* _INSTRUCTIONS TO FOLLOW_:
Find the lines holding "chart" and copy them.

:::::

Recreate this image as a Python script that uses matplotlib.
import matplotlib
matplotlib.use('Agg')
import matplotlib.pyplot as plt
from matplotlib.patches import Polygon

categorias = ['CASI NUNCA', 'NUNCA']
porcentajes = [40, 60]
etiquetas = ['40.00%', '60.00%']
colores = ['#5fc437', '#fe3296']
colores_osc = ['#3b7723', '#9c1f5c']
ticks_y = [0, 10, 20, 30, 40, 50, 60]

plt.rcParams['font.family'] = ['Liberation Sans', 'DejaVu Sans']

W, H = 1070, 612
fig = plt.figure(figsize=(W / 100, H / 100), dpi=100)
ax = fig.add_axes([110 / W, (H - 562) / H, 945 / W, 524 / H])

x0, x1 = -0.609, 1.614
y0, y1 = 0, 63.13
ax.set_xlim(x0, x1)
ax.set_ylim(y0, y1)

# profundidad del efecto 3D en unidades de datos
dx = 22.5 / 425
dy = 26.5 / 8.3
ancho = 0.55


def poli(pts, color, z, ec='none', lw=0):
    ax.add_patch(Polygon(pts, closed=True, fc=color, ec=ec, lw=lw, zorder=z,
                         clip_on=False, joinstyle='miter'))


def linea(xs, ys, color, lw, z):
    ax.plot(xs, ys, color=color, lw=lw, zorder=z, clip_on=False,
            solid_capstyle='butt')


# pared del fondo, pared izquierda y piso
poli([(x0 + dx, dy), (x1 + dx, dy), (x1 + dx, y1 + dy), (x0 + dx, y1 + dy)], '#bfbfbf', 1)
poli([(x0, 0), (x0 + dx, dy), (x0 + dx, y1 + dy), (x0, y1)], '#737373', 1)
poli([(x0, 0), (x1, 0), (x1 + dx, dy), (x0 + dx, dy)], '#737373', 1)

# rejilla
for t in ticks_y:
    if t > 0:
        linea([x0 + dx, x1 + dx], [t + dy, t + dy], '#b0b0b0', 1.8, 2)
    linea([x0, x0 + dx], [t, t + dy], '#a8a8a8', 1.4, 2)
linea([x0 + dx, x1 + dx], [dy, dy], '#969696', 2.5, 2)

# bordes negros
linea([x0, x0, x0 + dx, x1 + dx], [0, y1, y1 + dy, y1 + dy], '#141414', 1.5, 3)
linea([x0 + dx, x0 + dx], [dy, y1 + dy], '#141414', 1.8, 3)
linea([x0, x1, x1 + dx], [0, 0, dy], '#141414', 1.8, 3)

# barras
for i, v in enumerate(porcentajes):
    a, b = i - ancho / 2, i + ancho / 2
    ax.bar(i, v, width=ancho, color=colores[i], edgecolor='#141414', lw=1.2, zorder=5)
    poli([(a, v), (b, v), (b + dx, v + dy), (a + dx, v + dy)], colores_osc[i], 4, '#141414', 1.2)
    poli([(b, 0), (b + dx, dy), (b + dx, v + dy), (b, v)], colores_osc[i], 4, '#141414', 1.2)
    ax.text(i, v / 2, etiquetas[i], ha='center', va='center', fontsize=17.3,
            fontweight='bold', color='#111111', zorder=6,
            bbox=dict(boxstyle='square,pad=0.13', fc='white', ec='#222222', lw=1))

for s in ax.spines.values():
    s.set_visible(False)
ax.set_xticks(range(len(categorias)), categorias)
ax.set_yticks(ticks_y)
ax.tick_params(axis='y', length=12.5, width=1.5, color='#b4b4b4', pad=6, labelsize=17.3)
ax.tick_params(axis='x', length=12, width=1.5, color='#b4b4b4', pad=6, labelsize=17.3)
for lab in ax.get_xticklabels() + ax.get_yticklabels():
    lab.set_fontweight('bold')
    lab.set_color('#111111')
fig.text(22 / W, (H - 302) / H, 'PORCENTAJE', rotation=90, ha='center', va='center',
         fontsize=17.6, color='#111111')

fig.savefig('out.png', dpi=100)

:::::

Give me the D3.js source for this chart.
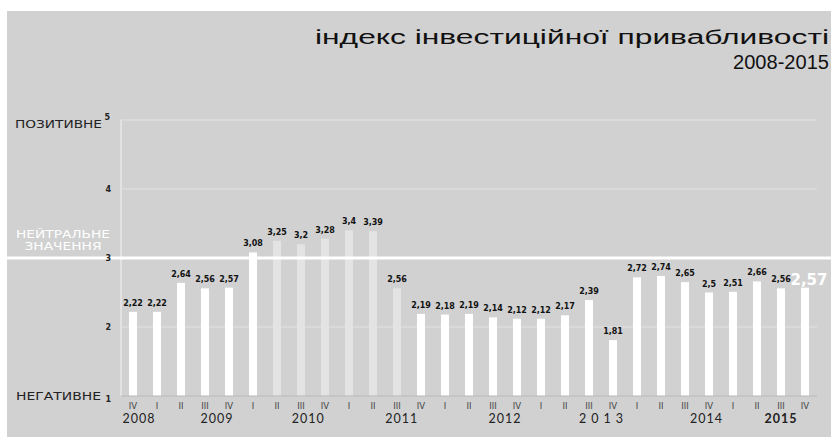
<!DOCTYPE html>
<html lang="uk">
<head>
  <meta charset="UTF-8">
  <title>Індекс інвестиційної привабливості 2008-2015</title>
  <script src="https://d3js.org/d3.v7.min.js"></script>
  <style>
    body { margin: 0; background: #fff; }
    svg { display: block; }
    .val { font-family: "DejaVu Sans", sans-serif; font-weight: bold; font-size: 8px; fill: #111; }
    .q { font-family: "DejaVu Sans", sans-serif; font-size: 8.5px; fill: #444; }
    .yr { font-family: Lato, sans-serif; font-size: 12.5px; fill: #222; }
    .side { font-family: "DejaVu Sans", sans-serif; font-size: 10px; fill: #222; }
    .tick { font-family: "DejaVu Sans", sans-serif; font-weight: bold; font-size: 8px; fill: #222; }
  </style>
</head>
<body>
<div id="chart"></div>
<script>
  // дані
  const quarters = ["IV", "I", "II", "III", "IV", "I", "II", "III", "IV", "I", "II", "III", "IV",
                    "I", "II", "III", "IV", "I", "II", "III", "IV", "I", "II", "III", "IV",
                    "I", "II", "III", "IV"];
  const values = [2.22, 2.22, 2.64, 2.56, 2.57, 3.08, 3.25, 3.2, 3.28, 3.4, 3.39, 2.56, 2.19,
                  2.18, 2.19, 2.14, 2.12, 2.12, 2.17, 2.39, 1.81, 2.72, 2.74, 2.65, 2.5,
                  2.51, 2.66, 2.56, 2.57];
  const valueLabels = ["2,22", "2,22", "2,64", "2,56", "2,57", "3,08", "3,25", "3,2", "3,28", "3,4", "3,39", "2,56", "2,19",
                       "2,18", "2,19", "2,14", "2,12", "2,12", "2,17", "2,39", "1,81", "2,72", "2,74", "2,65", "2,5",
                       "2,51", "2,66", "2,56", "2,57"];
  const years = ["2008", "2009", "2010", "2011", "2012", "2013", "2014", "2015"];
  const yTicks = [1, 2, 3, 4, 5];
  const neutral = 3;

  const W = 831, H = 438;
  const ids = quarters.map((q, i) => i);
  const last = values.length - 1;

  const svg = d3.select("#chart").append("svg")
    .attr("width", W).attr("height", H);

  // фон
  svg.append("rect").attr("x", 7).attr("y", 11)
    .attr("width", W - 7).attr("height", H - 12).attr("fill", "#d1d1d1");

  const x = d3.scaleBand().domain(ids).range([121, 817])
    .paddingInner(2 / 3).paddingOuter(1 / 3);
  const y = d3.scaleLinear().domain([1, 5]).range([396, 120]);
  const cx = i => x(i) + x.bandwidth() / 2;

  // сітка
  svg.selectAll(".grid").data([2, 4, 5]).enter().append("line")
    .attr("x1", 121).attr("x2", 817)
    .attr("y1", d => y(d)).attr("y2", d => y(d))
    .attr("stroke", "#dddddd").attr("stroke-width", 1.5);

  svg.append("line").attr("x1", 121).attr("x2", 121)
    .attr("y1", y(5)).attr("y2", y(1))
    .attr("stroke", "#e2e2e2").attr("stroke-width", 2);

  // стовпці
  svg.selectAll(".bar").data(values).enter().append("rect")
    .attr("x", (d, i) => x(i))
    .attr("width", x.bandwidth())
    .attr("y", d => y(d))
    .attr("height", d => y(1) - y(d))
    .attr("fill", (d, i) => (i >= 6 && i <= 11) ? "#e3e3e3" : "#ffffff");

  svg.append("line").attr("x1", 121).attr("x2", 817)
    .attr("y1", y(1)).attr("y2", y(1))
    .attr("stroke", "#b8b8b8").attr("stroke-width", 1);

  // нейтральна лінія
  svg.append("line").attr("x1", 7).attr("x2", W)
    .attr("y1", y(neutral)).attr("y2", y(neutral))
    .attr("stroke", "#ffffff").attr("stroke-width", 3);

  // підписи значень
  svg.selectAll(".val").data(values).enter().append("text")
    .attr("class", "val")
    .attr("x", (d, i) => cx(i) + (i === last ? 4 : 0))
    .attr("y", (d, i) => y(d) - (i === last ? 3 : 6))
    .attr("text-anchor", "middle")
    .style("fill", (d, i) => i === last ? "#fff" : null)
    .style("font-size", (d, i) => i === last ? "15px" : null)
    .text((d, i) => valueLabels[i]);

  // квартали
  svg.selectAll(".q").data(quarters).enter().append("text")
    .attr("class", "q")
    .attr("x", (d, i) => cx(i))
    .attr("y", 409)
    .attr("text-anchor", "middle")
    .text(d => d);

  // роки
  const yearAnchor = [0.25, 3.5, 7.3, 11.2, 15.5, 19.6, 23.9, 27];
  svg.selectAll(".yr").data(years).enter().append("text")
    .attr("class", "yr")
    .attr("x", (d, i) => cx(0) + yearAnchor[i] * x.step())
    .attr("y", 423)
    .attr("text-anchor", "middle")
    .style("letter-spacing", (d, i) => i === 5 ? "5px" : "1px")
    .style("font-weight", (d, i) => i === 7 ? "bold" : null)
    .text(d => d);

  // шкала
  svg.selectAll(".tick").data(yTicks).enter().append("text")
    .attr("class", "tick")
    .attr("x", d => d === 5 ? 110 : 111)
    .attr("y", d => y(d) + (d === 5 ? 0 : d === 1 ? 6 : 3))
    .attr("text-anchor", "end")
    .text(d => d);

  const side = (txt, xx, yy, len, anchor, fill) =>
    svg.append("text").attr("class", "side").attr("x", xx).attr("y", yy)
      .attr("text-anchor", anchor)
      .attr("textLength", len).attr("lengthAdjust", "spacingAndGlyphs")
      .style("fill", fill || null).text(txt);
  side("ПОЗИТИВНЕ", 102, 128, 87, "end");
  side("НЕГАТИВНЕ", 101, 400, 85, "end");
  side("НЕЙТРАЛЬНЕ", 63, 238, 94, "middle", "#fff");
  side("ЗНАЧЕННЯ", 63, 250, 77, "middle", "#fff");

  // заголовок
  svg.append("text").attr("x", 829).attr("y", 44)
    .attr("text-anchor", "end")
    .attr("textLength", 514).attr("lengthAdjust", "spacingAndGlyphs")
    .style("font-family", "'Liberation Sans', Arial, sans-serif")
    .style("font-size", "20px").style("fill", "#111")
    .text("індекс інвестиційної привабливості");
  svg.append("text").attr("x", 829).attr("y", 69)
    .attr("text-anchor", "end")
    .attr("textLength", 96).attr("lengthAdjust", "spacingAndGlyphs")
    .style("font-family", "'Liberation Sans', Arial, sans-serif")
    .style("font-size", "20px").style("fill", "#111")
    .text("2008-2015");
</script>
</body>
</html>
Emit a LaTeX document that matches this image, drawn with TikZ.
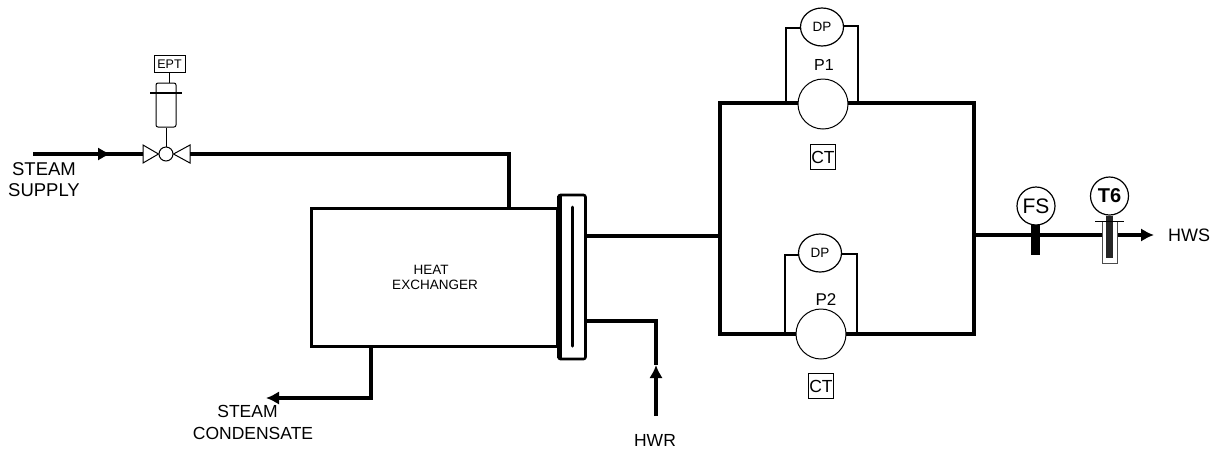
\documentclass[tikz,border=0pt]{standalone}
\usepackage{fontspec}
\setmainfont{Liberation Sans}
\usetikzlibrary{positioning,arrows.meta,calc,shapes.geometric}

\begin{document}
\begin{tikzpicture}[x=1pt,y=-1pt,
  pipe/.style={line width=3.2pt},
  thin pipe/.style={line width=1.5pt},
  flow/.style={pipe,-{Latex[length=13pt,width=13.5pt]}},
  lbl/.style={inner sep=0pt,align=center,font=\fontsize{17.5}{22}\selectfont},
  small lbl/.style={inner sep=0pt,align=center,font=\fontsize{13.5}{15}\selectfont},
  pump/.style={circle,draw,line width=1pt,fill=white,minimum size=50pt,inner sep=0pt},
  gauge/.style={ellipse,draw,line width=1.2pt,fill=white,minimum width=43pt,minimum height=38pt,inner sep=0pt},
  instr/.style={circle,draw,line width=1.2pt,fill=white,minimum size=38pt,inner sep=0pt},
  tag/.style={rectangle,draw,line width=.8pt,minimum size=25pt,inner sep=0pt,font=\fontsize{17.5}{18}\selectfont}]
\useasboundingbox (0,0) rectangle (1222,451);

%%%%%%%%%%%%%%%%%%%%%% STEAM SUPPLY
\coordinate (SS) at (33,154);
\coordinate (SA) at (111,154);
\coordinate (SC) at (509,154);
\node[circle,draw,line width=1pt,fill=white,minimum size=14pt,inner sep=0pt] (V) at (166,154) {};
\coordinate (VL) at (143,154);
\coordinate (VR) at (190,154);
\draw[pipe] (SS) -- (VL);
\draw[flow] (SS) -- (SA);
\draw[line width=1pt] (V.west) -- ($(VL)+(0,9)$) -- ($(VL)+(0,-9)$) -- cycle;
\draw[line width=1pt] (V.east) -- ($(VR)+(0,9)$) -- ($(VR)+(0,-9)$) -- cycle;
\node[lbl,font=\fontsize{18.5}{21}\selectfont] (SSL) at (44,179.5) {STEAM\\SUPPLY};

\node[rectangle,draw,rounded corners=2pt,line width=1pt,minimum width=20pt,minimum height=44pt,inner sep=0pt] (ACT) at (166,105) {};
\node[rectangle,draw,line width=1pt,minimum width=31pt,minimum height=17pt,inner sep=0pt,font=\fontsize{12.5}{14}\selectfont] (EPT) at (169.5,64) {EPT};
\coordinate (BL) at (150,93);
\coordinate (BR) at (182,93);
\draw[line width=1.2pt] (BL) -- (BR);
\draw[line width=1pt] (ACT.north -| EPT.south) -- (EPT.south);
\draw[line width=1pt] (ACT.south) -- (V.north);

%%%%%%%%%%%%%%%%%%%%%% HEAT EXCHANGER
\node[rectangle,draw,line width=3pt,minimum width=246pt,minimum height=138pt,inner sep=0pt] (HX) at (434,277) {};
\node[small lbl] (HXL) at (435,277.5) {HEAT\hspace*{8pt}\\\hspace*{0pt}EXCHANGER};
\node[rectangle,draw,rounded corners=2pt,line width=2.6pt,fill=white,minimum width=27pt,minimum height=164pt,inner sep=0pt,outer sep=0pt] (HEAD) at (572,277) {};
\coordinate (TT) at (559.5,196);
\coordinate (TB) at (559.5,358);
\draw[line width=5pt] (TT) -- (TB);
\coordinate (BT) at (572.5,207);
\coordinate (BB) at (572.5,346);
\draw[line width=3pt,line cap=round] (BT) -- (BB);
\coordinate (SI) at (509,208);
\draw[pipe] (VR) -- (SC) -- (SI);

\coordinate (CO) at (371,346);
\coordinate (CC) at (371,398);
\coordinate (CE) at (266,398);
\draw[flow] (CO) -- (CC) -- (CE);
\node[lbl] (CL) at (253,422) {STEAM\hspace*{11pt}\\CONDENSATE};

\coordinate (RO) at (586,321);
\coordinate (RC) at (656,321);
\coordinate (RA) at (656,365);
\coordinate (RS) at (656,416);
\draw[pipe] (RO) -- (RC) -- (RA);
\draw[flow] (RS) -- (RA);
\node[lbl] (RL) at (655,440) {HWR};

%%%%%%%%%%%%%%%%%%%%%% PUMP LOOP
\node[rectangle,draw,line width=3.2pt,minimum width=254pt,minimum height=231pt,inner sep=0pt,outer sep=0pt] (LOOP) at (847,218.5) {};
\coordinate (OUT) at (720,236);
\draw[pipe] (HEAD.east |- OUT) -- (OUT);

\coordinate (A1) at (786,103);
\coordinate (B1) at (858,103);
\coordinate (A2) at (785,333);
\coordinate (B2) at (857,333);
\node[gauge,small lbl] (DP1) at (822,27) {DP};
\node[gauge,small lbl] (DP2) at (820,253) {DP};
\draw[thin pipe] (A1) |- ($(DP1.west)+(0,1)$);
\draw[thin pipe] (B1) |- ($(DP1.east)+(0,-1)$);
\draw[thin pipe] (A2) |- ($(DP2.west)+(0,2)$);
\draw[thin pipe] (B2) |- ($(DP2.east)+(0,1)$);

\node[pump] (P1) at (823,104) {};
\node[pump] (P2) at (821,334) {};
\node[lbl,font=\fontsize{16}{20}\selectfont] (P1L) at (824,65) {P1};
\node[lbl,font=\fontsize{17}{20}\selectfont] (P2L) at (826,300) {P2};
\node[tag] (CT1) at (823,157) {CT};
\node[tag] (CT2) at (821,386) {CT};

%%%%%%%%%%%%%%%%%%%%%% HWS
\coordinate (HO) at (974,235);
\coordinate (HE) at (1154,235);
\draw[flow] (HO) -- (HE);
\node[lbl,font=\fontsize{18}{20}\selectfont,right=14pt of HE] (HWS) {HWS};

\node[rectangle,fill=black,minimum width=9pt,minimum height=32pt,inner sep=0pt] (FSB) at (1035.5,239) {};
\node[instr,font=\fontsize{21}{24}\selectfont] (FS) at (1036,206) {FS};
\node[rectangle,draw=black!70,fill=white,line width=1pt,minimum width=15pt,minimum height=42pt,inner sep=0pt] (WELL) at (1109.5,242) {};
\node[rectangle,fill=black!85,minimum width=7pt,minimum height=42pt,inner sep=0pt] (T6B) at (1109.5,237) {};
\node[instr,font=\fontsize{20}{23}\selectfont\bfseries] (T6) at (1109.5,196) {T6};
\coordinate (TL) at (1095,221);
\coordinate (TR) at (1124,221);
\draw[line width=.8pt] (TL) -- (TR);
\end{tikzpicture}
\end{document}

:::::

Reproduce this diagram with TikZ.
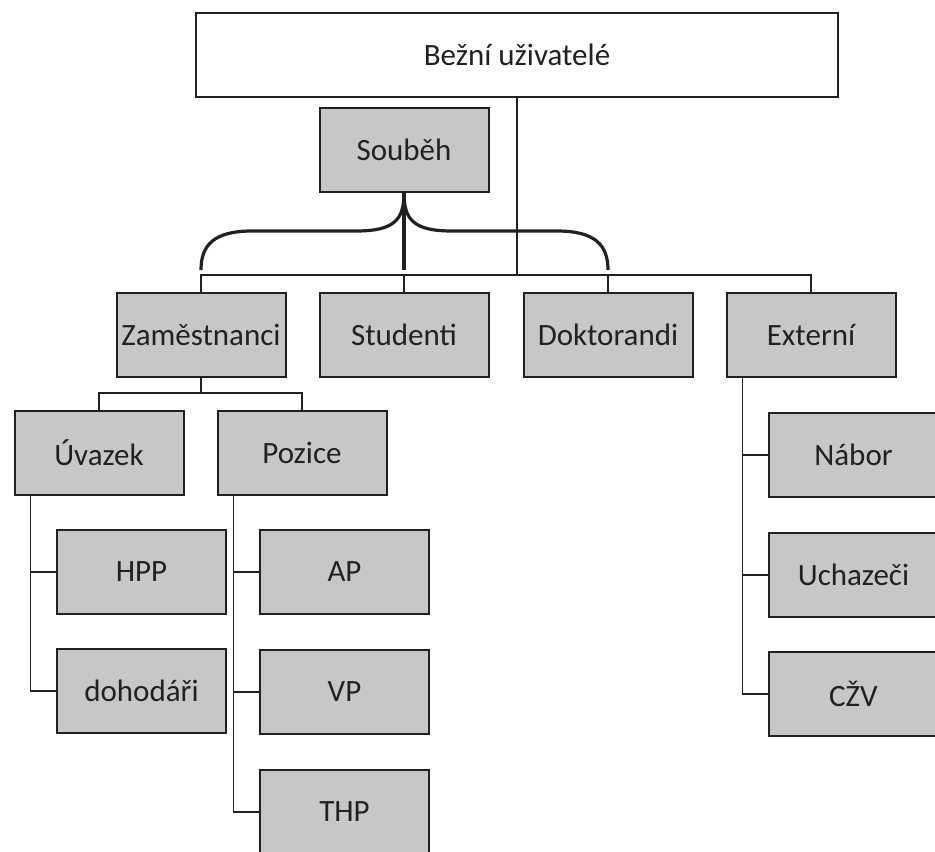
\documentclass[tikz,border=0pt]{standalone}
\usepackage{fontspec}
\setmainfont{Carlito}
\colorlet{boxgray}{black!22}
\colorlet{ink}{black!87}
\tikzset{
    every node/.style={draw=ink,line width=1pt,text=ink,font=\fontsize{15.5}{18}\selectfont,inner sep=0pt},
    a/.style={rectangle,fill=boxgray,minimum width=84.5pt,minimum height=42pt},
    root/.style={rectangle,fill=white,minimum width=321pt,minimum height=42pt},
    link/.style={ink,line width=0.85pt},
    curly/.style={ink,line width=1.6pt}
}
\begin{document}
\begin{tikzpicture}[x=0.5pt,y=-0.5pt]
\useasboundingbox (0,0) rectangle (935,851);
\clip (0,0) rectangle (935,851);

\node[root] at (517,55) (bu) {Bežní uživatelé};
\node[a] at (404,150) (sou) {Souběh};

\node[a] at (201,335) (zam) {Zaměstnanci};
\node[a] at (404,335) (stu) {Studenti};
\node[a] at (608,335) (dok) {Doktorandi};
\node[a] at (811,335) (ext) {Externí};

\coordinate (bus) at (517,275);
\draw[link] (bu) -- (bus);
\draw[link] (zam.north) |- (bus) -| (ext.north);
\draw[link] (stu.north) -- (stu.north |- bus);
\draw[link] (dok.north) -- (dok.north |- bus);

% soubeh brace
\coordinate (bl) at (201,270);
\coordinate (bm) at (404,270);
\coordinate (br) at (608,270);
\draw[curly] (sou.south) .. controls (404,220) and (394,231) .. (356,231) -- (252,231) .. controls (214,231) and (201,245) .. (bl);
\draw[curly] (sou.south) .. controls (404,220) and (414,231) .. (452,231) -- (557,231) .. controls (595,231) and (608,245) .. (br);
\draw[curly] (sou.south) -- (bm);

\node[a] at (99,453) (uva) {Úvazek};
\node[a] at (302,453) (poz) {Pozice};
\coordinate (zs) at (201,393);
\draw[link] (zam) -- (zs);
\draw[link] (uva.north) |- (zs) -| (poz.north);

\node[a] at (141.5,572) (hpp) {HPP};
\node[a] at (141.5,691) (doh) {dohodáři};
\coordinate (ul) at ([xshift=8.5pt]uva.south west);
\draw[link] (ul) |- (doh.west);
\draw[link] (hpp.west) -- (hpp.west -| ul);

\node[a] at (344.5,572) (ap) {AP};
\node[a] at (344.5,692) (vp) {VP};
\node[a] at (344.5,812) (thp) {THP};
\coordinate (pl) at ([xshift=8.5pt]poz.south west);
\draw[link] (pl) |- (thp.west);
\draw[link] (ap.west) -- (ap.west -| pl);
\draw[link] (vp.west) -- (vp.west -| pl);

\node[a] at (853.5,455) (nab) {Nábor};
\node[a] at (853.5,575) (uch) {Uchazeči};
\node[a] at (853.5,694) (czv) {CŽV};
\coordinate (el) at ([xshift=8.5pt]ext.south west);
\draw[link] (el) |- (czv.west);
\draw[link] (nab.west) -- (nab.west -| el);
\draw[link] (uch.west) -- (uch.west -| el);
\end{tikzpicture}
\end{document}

:::::

* _RESPONSE TO THIS TASK_:
Give me the D3.js source for this chart.
<div id="chart"></div>
  const svg = d3.select("#chart").append("svg")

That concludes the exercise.